_MATERIAL FOR THIS TASK_
-- start --
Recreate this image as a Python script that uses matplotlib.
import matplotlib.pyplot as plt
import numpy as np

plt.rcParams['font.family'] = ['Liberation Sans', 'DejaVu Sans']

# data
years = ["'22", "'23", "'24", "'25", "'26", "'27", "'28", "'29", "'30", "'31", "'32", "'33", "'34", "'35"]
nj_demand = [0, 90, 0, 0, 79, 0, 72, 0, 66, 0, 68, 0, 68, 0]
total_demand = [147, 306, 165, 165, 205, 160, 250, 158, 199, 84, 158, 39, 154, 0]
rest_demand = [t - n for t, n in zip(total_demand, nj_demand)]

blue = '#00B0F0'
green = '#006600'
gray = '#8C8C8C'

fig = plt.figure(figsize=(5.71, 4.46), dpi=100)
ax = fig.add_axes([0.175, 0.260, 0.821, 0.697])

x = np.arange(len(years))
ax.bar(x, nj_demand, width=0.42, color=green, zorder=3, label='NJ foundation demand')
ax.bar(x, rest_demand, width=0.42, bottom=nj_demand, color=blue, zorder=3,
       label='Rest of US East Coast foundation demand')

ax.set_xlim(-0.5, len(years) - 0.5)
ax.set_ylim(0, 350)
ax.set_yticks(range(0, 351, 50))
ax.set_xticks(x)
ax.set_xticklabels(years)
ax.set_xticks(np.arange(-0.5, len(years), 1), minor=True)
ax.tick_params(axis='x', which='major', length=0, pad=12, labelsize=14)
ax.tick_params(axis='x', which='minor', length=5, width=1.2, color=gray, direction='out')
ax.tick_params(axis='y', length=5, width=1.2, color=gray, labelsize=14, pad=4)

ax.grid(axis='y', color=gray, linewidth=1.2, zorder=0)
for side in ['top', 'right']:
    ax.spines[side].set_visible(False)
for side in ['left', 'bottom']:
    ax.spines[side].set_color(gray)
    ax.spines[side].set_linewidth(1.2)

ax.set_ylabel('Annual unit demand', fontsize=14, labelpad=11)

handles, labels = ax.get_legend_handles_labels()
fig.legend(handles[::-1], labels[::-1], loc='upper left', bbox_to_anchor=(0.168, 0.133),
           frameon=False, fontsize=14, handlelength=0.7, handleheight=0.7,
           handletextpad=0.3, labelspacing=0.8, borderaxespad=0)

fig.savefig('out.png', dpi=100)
-- end --
-- start --
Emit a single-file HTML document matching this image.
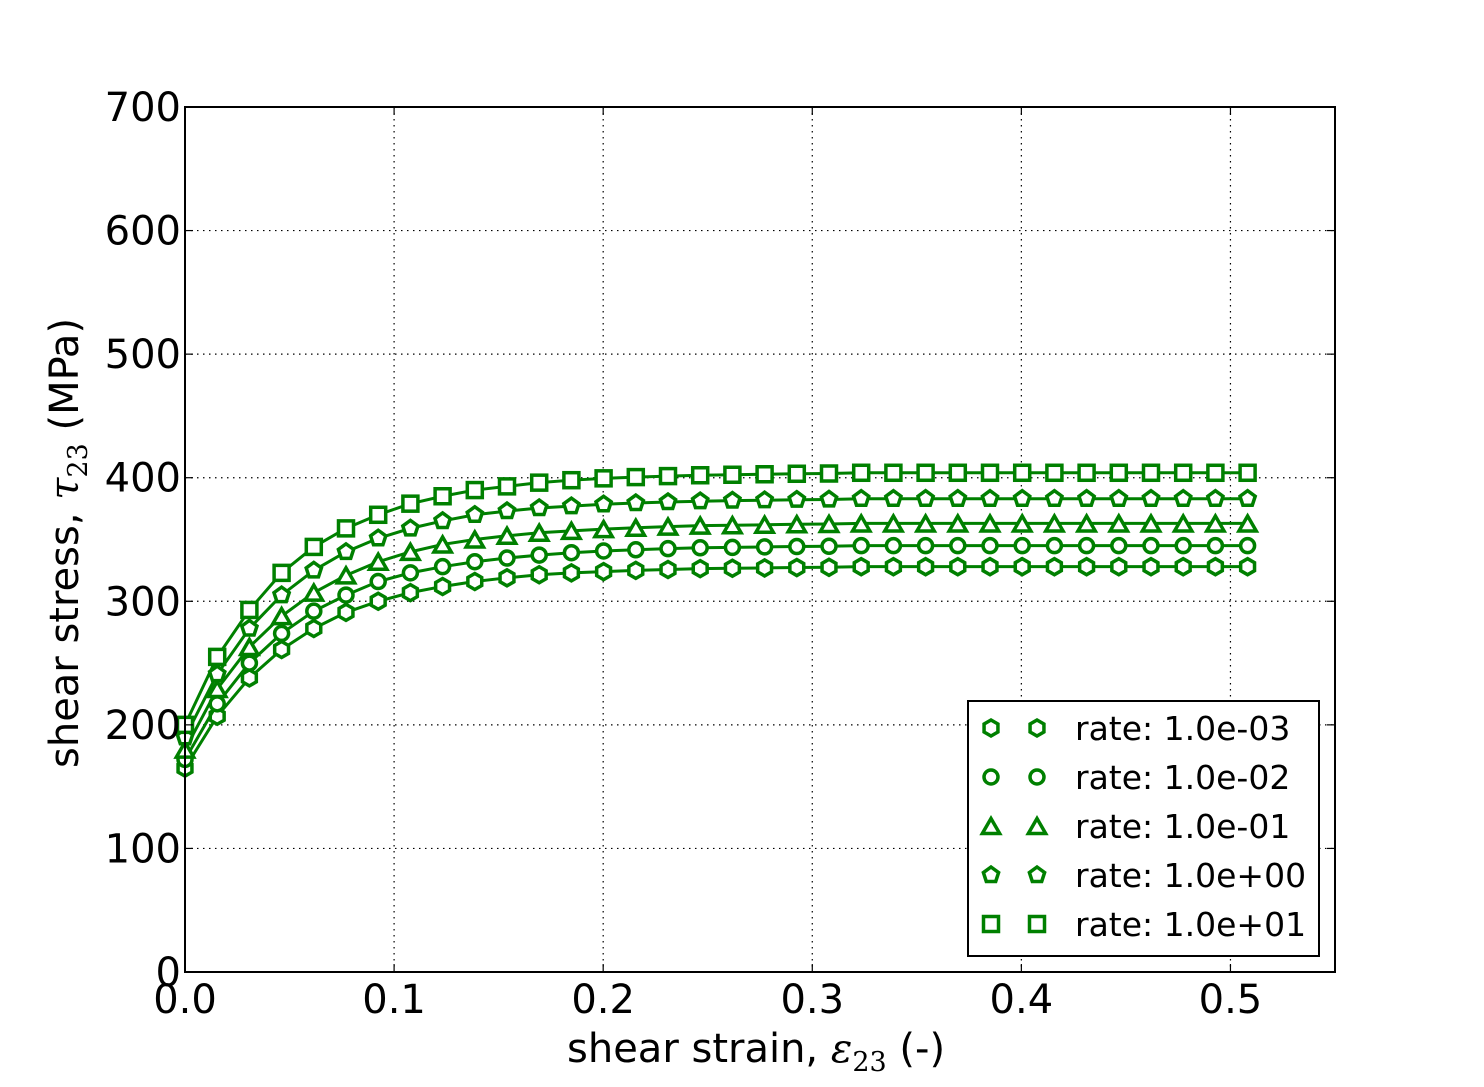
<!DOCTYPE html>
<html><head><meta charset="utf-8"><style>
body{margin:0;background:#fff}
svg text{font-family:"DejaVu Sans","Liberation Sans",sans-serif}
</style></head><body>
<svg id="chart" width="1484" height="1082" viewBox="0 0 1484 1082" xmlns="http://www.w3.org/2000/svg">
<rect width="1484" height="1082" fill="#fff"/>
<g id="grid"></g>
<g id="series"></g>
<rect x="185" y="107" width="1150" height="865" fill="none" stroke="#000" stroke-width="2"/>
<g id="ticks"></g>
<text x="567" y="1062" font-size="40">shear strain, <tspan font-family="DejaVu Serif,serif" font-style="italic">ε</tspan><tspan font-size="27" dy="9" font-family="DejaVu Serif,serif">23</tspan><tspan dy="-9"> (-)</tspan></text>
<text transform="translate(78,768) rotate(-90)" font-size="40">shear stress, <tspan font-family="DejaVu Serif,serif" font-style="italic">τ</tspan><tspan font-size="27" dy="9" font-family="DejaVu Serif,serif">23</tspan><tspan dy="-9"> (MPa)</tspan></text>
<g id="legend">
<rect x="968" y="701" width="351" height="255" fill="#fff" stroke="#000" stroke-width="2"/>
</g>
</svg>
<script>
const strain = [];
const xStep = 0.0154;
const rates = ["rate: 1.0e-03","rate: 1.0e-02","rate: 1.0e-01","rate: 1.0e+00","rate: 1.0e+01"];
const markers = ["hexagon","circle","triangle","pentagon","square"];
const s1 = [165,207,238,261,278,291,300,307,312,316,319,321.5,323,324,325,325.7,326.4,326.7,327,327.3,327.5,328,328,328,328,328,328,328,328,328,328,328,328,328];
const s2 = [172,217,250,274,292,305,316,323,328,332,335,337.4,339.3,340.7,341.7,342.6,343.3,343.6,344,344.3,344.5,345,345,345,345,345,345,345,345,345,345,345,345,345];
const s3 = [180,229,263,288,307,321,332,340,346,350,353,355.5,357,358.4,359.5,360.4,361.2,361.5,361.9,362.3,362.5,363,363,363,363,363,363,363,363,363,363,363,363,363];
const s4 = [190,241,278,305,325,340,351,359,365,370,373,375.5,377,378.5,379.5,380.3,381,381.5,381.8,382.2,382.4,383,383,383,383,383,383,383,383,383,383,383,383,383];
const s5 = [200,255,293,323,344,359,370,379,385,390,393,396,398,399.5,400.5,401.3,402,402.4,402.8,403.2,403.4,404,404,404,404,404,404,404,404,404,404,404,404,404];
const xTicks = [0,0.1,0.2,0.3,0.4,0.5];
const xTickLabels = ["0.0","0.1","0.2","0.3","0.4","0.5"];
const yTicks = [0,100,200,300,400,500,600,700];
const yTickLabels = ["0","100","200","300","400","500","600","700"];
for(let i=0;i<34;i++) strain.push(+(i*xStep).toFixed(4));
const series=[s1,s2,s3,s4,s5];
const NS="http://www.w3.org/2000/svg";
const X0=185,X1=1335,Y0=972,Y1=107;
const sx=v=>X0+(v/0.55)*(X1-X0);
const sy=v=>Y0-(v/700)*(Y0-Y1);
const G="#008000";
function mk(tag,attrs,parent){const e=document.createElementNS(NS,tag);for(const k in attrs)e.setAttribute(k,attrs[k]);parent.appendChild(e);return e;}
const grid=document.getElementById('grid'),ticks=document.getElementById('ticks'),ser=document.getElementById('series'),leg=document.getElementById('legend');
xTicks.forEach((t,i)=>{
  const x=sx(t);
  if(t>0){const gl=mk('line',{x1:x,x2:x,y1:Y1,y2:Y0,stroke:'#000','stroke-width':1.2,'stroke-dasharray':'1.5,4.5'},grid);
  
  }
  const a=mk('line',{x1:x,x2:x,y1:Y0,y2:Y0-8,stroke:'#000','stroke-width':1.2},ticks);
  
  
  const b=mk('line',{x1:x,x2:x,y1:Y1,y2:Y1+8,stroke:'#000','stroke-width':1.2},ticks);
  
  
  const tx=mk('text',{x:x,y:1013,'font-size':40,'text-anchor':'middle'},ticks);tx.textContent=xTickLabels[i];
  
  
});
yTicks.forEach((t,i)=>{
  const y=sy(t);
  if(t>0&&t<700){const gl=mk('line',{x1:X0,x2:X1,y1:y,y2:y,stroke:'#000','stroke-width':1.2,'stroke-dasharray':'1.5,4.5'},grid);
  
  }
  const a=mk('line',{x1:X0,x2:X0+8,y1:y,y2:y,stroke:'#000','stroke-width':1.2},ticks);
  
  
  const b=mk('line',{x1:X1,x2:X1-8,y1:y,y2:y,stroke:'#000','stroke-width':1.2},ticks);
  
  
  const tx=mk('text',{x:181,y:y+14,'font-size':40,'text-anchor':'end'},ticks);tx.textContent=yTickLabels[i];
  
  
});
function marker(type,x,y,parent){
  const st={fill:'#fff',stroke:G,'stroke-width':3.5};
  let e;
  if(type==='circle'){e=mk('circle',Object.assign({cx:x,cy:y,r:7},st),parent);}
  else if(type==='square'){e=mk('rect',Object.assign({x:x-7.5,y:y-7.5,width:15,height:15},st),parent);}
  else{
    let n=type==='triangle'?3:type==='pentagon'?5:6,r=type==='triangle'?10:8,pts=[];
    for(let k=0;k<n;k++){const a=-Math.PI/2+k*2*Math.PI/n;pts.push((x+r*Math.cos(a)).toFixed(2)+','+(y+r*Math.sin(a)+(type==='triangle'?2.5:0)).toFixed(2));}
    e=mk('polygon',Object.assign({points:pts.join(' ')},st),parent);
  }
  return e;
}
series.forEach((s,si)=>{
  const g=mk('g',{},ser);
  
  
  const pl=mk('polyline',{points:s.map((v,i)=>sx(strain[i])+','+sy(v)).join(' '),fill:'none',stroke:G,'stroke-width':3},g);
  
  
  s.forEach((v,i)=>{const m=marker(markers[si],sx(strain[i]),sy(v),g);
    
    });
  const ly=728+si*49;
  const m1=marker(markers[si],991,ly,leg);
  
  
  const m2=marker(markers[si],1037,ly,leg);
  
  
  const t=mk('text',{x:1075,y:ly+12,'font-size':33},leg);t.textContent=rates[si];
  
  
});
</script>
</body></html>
-- end --
_WHAT TO WORK ON_
Extract and reproduce exactly the lines opening with the line containing "Recreate this image" and closing with the line containing "ax = fig.add_axes([0.175, 0.260, 0.821, 0.697])", inclusive.

_RESPONSE TO THIS EXERCISE_
Recreate this image as a Python script that uses matplotlib.
import matplotlib.pyplot as plt
import numpy as np

plt.rcParams['font.family'] = ['Liberation Sans', 'DejaVu Sans']

# data
years = ["'22", "'23", "'24", "'25", "'26", "'27", "'28", "'29", "'30", "'31", "'32", "'33", "'34", "'35"]
nj_demand = [0, 90, 0, 0, 79, 0, 72, 0, 66, 0, 68, 0, 68, 0]
total_demand = [147, 306, 165, 165, 205, 160, 250, 158, 199, 84, 158, 39, 154, 0]
rest_demand = [t - n for t, n in zip(total_demand, nj_demand)]

blue = '#00B0F0'
green = '#006600'
gray = '#8C8C8C'

fig = plt.figure(figsize=(5.71, 4.46), dpi=100)
ax = fig.add_axes([0.175, 0.260, 0.821, 0.697])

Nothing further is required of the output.